Task statement ::
Everything from the first line of the data below through the line that contains "const y = d3.scaleLinear().domain([0, 30]).range([454, 153]);" should be written out exactly, please, and nothing more; the pictures stay out.

Data extracted from a collection
BEGIN

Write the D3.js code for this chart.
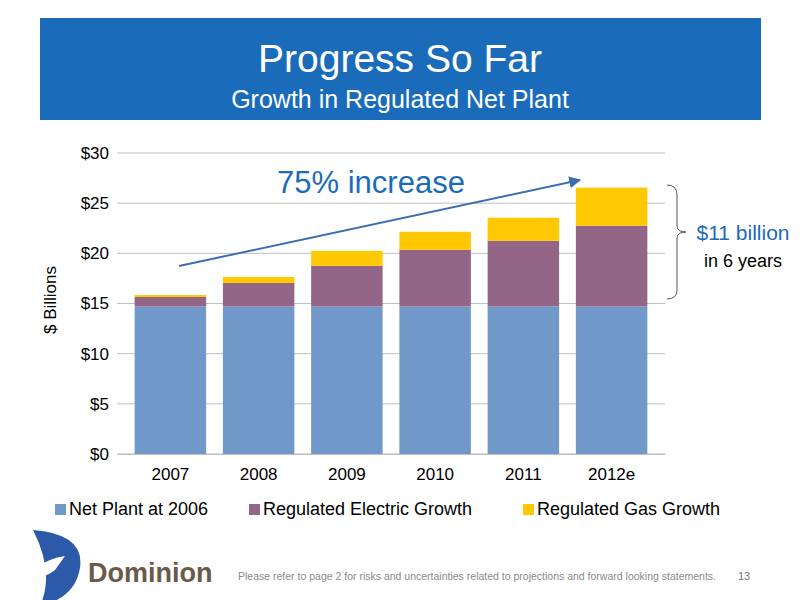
<!DOCTYPE html>
<html><head><meta charset="utf-8">
<script src="https://cdn.jsdelivr.net/npm/d3@7"></script>
<style>body{margin:0;background:#fff}svg{font-family:"Liberation Sans",Arial,sans-serif}</style>
</head><body><div id="chart"></div>
<script>
const years = ['2007', '2008', '2009', '2010', '2011', '2012e'];
const netPlant2006 = [14.7, 14.7, 14.7, 14.7, 14.7, 14.7];
const electricGrowth = [0.95, 2.35, 4.05, 5.65, 6.55, 8.05];
const gasGrowth = [0.2, 0.6, 1.5, 1.8, 2.3, 3.8];
const yTicks = [0, 5, 10, 15, 20, 25, 30];
const seriesNames = ['Net Plant at 2006', 'Regulated Electric Growth', 'Regulated Gas Growth'];
const colors = ['#7099c9', '#936688', '#ffc800'];

const svg = d3.select('#chart').append('svg').attr('width', 800).attr('height', 600);

// title block
svg.append('rect').attr('x', 40).attr('y', 18).attr('width', 721).attr('height', 102).attr('fill', '#1a6cbb');
svg.append('text').attr('x', 400).attr('y', 72).attr('text-anchor', 'middle').attr('fill', '#fff')
  .attr('font-size', 39).text('Progress So Far');
svg.append('text').attr('x', 400).attr('y', 108).attr('text-anchor', 'middle').attr('fill', '#fff')
  .attr('font-size', 25).text('Growth in Regulated Net Plant');

const x = d3.scaleBand().domain(years).range([117, 665]).paddingInner(0.19).paddingOuter(0.2);
const y = d3.scaleLinear().domain([0, 30]).range([454, 153]);

// gridlines
svg.append('g').selectAll('line').data(yTicks).join('line')
  .attr('x1', 117).attr('x2', 665).attr('y1', d => y(d)).attr('y2', d => y(d))
  .attr('stroke', '#bfbfbf').attr('stroke-width', 1);

const rows = years.map((yr, i) => ({ year: yr, a: netPlant2006[i], b: electricGrowth[i], c: gasGrowth[i] }));
const stack = d3.stack().keys(['a', 'b', 'c'])(rows);
svg.append('g').selectAll('g').data(stack).join('g').attr('fill', (d, i) => colors[i])
  .selectAll('rect').data(d => d).join('rect')
  .attr('x', d => x(d.data.year)).attr('width', x.bandwidth())
  .attr('y', d => y(d[1])).attr('height', d => y(d[0]) - y(d[1]));

// axes
const ya = svg.append('g').attr('transform', 'translate(117,0)')
  .call(d3.axisLeft(y).tickValues(yTicks).tickFormat(d => '$' + d).tickSize(0).tickPadding(8));
ya.select('.domain').remove();
ya.selectAll('text').attr('font-size', 17).attr('fill', '#000').attr('font-family', 'Liberation Sans, Arial');
const xa = svg.append('g').attr('transform', 'translate(0,454)')
  .call(d3.axisBottom(x).tickSize(0).tickPadding(14));
xa.select('.domain').attr('stroke', '#bfbfbf');
xa.selectAll('text').attr('font-size', 17).attr('fill', '#000').attr('font-family', 'Liberation Sans, Arial');

svg.append('text').attr('transform', 'translate(56,300) rotate(-90)').attr('text-anchor', 'middle')
  .attr('font-size', 17).text('$ Billions');

// arrow annotation
svg.append('defs').append('marker').attr('id', 'ah').attr('viewBox', '0 0 10 10').attr('refX', 9).attr('refY', 5)
  .attr('markerWidth', 6).attr('markerHeight', 6).attr('orient', 'auto')
  .append('path').attr('d', 'M0,0L10,5L0,10z').attr('fill', '#3d6fb0');
svg.append('line').attr('x1', 179).attr('y1', 266).attr('x2', 580).attr('y2', 180)
  .attr('stroke', '#3d6fb0').attr('stroke-width', 2).attr('marker-end', 'url(#ah)');
svg.append('text').attr('x', 371).attr('y', 193).attr('text-anchor', 'middle').attr('fill', '#1a6cbb')
  .attr('font-size', 31).text('75% increase');

// brace
svg.append('path').attr('d', 'M667,185 Q677,185 677,195 L677,226 Q677,232 686,232 Q677,232 677,238 L677,290 Q677,299 667,299')
  .attr('fill', 'none').attr('stroke', '#555').attr('stroke-width', 1);
svg.append('text').attr('x', 743).attr('y', 240).attr('text-anchor', 'middle').attr('fill', '#1a6cbb')
  .attr('font-size', 21).text('$11 billion');
svg.append('text').attr('x', 743).attr('y', 267).attr('text-anchor', 'middle')
  .attr('font-size', 18).text('in 6 years');

// legend
const lx = [55, 249, 523];
const lg = svg.append('g').selectAll('g').data(seriesNames).join('g')
  .attr('transform', (d, i) => `translate(${lx[i]},514)`);
lg.append('rect').attr('y', -10).attr('width', 11).attr('height', 11).attr('fill', (d, i) => colors[i]);
lg.append('text').attr('x', 14).attr('y', 1).attr('font-size', 18).text(d => d);

// footer
const logo = svg.append('g').attr('transform', 'translate(25,528)');
logo.append('path').attr('d', 'M8,2 Q60,6 55,40 Q50,70 15,78 Q30,45 8,2z').attr('fill', '#2c5aa8');
logo.append('path').attr('d', 'M10,40 Q25,30 40,28 L30,42 Q20,50 12,48z').attr('fill', '#fff');
svg.append('text').attr('x', 88).attr('y', 582).attr('font-size', 27).attr('font-weight', 'bold')
  .attr('fill', '#6b5a48').text('Dominion');
svg.append('text').attr('x', 238).attr('y', 580).attr('font-size', 10.5).attr('fill', '#8a8a8a')
  .text('Please refer to page 2 for risks and uncertainties related to projections and forward looking statements.');
svg.append('text').attr('x', 738).attr('y', 580).attr('font-size', 11).attr('fill', '#777').text('13');
</script></body></html>
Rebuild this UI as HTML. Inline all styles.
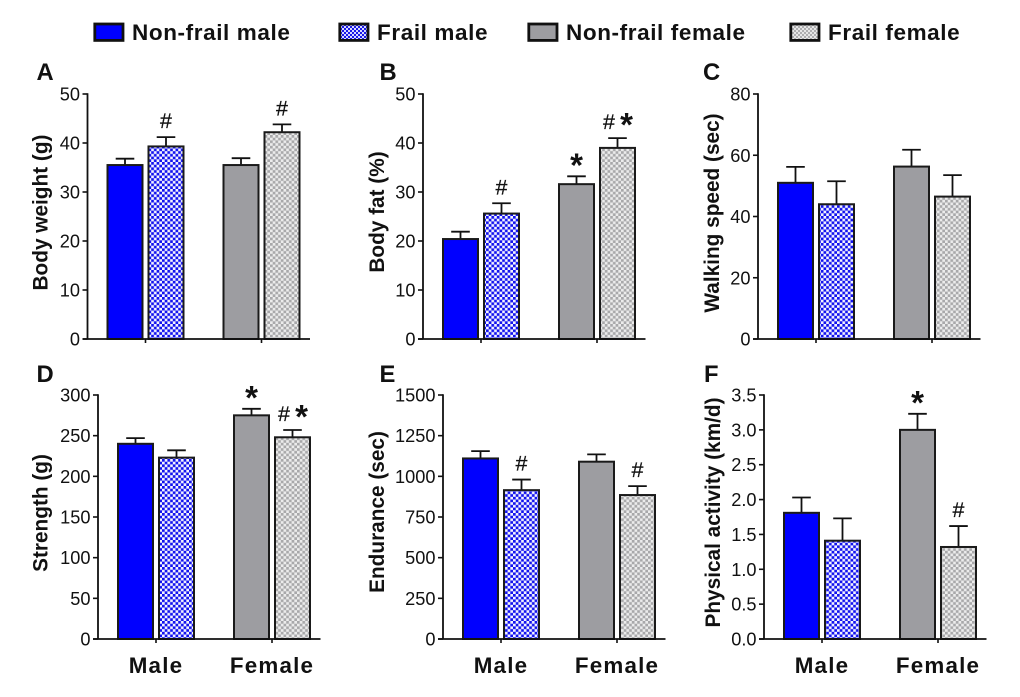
<!DOCTYPE html>
<html>
<head>
<meta charset="utf-8">
<style>
html,body{margin:0;padding:0;background:#fff}
svg{display:block}
text{font-family:"Liberation Sans",sans-serif;fill:#111}
</style>
</head>
<body>
<svg id="chart" xmlns="http://www.w3.org/2000/svg" width="1020" height="697" viewBox="0 0 1020 697">
<defs>
<pattern id="pat-blue" patternUnits="userSpaceOnUse" width="5.4" height="5.4"><rect width="5.4" height="5.4" fill="#f4f4ff"/><rect width="2.7" height="2.7" fill="#1212ee"/><rect x="2.7" y="2.7" width="2.7" height="2.7" fill="#1212ee"/></pattern>
<pattern id="pat-gray" patternUnits="userSpaceOnUse" width="5.4" height="5.4"><rect width="5.4" height="5.4" fill="#ececec"/><rect width="2.7" height="2.7" fill="#a8a8aa"/><rect x="2.7" y="2.7" width="2.7" height="2.7" fill="#a8a8aa"/></pattern>
<pattern id="leg-blue" patternUnits="userSpaceOnUse" width="4" height="4"><rect width="4" height="4" fill="#d8d8ff"/><rect width="2" height="2" fill="#1a1ae8"/><rect x="2" y="2" width="2" height="2" fill="#1a1ae8"/></pattern>
<pattern id="leg-gray" patternUnits="userSpaceOnUse" width="4" height="4"><rect width="4" height="4" fill="#e6e6e6"/><rect width="2" height="2" fill="#aeaeb0"/><rect x="2" y="2" width="2" height="2" fill="#aeaeb0"/></pattern>
</defs>
<g id="legend"></g>
<g id="panels"></g>
</svg>
<script>
var seriesNames = ['Non-frail male', 'Frail male', 'Non-frail female', 'Frail female'];
var seriesFills = ['#0000ff', 'url(#pat-blue)', '#9d9da1', 'url(#pat-gray)'];
var legendFills = ['#0000ff', 'url(#leg-blue)', '#9d9da1', 'url(#leg-gray)'];
var groupLabels = ['Male', 'Female'];

var panelLetters = ['A', 'B', 'C', 'D', 'E', 'F'];
var panelTitles = ['Body weight (g)', 'Body fat (%)', 'Walking speed (sec)', 'Strength (g)', 'Endurance (sec)', 'Physical activity (km/d)'];

var ticksA = [0, 10, 20, 30, 40, 50];
var ticksB = [0, 10, 20, 30, 40, 50];
var ticksC = [0, 20, 40, 60, 80];
var ticksD = [0, 50, 100, 150, 200, 250, 300];
var ticksE = [0, 250, 500, 750, 1000, 1250, 1500];
var ticksF = ['0.0', '0.5', '1.0', '1.5', '2.0', '2.5', '3.0', '3.5'];

var valuesA = [35.5, 39.3, 35.5, 42.2];
var valuesB = [20.4, 25.6, 31.6, 39.0];
var valuesC = [51.0, 44.0, 56.3, 46.5];
var valuesD = [240, 223, 275, 248];
var valuesE = [1110, 915, 1090, 885];
var valuesF = [1.81, 1.41, 3.00, 1.32];

var errorsA = [1.3, 1.9, 1.4, 1.6];
var errorsB = [1.5, 2.1, 1.6, 2.0];
var errorsC = [5.2, 7.5, 5.5, 7.0];
var errorsD = [7, 9, 8, 9];
var errorsE = [45, 65, 45, 55];
var errorsF = [0.22, 0.32, 0.23, 0.30];

var marksA = ['', '#', '', '#'];
var marksB = ['', '#', '*', '#*'];
var marksC = ['', '', '', ''];
var marksD = ['', '', '*', '#*'];
var marksE = ['', '#', '', '#'];
var marksF = ['', '', '*', '#'];

var NS = 'http://www.w3.org/2000/svg';
function mk(parent, tag, attrs, txt) {
  var e = document.createElementNS(NS, tag);
  for (var k in attrs) e.setAttribute(k, attrs[k]);
  if (txt !== undefined) e.textContent = txt;
  parent.appendChild(e);
  return e;
}

/* legend */
var legend = document.getElementById('legend');
var legendSwatchX = [94, 339, 528, 790];
seriesNames.forEach(function (name, i) {
  var g = mk(legend, 'g', {});
  
  
  var sw = mk(g, 'rect', {x: legendSwatchX[i] + 0.8, y: 24, width: 28.2, height: 16.4, fill: legendFills[i], stroke: '#111', 'stroke-width': 2.8});
  
  
  var t = mk(g, 'text', {x: legendSwatchX[i] + 38, y: 40, 'font-size': 22.5, 'font-weight': 'bold', 'letter-spacing': 0.6}, name);
  
  
});

/* panels */
var panelsRoot = document.getElementById('panels');
var panelAxisX = [87.5, 423, 758, 98, 443, 764];
var panelTop = [94, 94, 94, 395, 395, 395];
var panelBase = [339, 339, 339, 639, 639, 639];
var panelMax = [50, 50, 80, 300, 1500, 3.5];
var panelTitleX = [47.5, 384, 719, 47.5, 384, 720];
var panelTitleY = [212.5, 212, 213, 513, 512, 512.5];
var panelLetterX = [36.5, 379.5, 703, 36.5, 379.5, 704];
var panelLetterY = [80, 80, 80, 382, 382, 382];
var panelTicks = [ticksA, ticksB, ticksC, ticksD, ticksE, ticksF];
var panelValues = [valuesA, valuesB, valuesC, valuesD, valuesE, valuesF];
var panelErrors = [errorsA, errorsB, errorsC, errorsD, errorsE, errorsF];
var panelMarks = [marksA, marksB, marksC, marksD, marksE, marksF];
var barOffset = [20, 61, 136, 177];
var barW = 35;

panelLetters.forEach(function (letter, p) {
  var ax = panelAxisX[p], top = panelTop[p], base = panelBase[p], maxV = panelMax[p];
  function y(v) { return base - (Number(v) / maxV) * (base - top); }

  var g = mk(panelsRoot, 'g', {});
  
  

  var l = mk(g, 'text', {x: panelLetterX[p], y: panelLetterY[p], 'font-size': 23.8, 'font-weight': 'bold'}, letter);
  
  

  var tx = panelTitleX[p], ty = panelTitleY[p];
  var title = mk(g, 'text', {x: tx, y: ty, 'font-size': 20.8, 'font-weight': 'bold', 'text-anchor': 'middle', transform: 'rotate(-90 ' + tx + ' ' + ty + ')'}, panelTitles[p]);
  
  

  /* bars and error bars */
  panelValues[p].forEach(function (v, i) {
    var bx = ax + barOffset[i];
    var by = y(v);
    var ey = y(v + panelErrors[p][i]);
    var cx = bx + barW / 2;
    var eb = mk(g, 'path', {d: 'M' + cx + ' ' + by + 'V' + ey + 'M' + (cx - 9.3) + ' ' + ey + 'H' + (cx + 9.3), fill: 'none', stroke: '#111', 'stroke-width': 1.8});
    
    
    var r = mk(g, 'rect', {x: bx, y: by, width: barW, height: base - by, fill: seriesFills[i], stroke: '#1a1a1a', 'stroke-width': 2});
    
    

    var m = panelMarks[p][i];
    if (m.indexOf('#') >= 0) {
      var hx = m.length > 1 ? cx - 8.5 : cx;
      var h = mk(g, 'text', {x: hx, y: ey - 9, 'font-size': 21.5, 'text-anchor': 'middle', stroke: '#111', 'stroke-width': 0.25}, '#');
      
      
    }
    if (m.indexOf('*') >= 0) {
      var sx = m.length > 1 ? cx + 9 : cx;
      var sy = m.length > 1 ? ey - 2 : ey + 0.3;
      var s = mk(g, 'text', {x: sx, y: sy, 'font-size': 33, 'font-weight': 'bold', 'text-anchor': 'middle'}, '*');
      
      
    }
  });

  /* axes */
  var axisX = mk(g, 'line', {x1: ax - 5, x2: ax + 222.5, y1: base, y2: base, stroke: '#111', 'stroke-width': 1.8});
  
  
  var axisY = mk(g, 'line', {x1: ax, x2: ax, y1: top - 0.8, y2: base, stroke: '#111', 'stroke-width': 1.8});
  
  

  panelTicks[p].forEach(function (t) {
    var ty2 = y(t);
    var tk = mk(g, 'line', {x1: ax - 5, x2: ax, y1: ty2, y2: ty2, stroke: '#111', 'stroke-width': 1.6});
    
    
    var lb = mk(g, 'text', {x: ax - 7.5, y: ty2 + 6.5, 'font-size': 18.2, 'text-anchor': 'end'}, String(t));
    
    
  });

  groupLabels.forEach(function (name, gi) {
    var gx = ax + (gi === 0 ? 58 : 174);
    var tk = mk(g, 'line', {x1: gx, x2: gx, y1: base, y2: base + 4, stroke: '#111', 'stroke-width': 1.6});
    
    
    if (p >= 3) {
      var lb = mk(g, 'text', {x: gx, y: base + 34, 'font-size': 22.4, 'font-weight': 'bold', 'text-anchor': 'middle', 'letter-spacing': 1.2}, name);
      
      
    }
  });
});
</script>
</body>
</html>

END

Response for this exercise ::
Write the D3.js code for this chart.
<!DOCTYPE html>
<html><head><meta charset="utf-8">
<script src="https://cdn.jsdelivr.net/npm/d3@7"></script>
<style>body{margin:0;background:#fff}svg{font-family:"Liberation Sans",Arial,sans-serif}</style>
</head><body><div id="chart"></div>
<script>
const years = ['2007', '2008', '2009', '2010', '2011', '2012e'];
const netPlant2006 = [14.7, 14.7, 14.7, 14.7, 14.7, 14.7];
const electricGrowth = [0.95, 2.35, 4.05, 5.65, 6.55, 8.05];
const gasGrowth = [0.2, 0.6, 1.5, 1.8, 2.3, 3.8];
const yTicks = [0, 5, 10, 15, 20, 25, 30];
const seriesNames = ['Net Plant at 2006', 'Regulated Electric Growth', 'Regulated Gas Growth'];
const colors = ['#7099c9', '#936688', '#ffc800'];

const svg = d3.select('#chart').append('svg').attr('width', 800).attr('height', 600);

// title block
svg.append('rect').attr('x', 40).attr('y', 18).attr('width', 721).attr('height', 102).attr('fill', '#1a6cbb');
svg.append('text').attr('x', 400).attr('y', 72).attr('text-anchor', 'middle').attr('fill', '#fff')
  .attr('font-size', 39).text('Progress So Far');
svg.append('text').attr('x', 400).attr('y', 108).attr('text-anchor', 'middle').attr('fill', '#fff')
  .attr('font-size', 25).text('Growth in Regulated Net Plant');

const x = d3.scaleBand().domain(years).range([117, 665]).paddingInner(0.19).paddingOuter(0.2);
const y = d3.scaleLinear().domain([0, 30]).range([454, 153]);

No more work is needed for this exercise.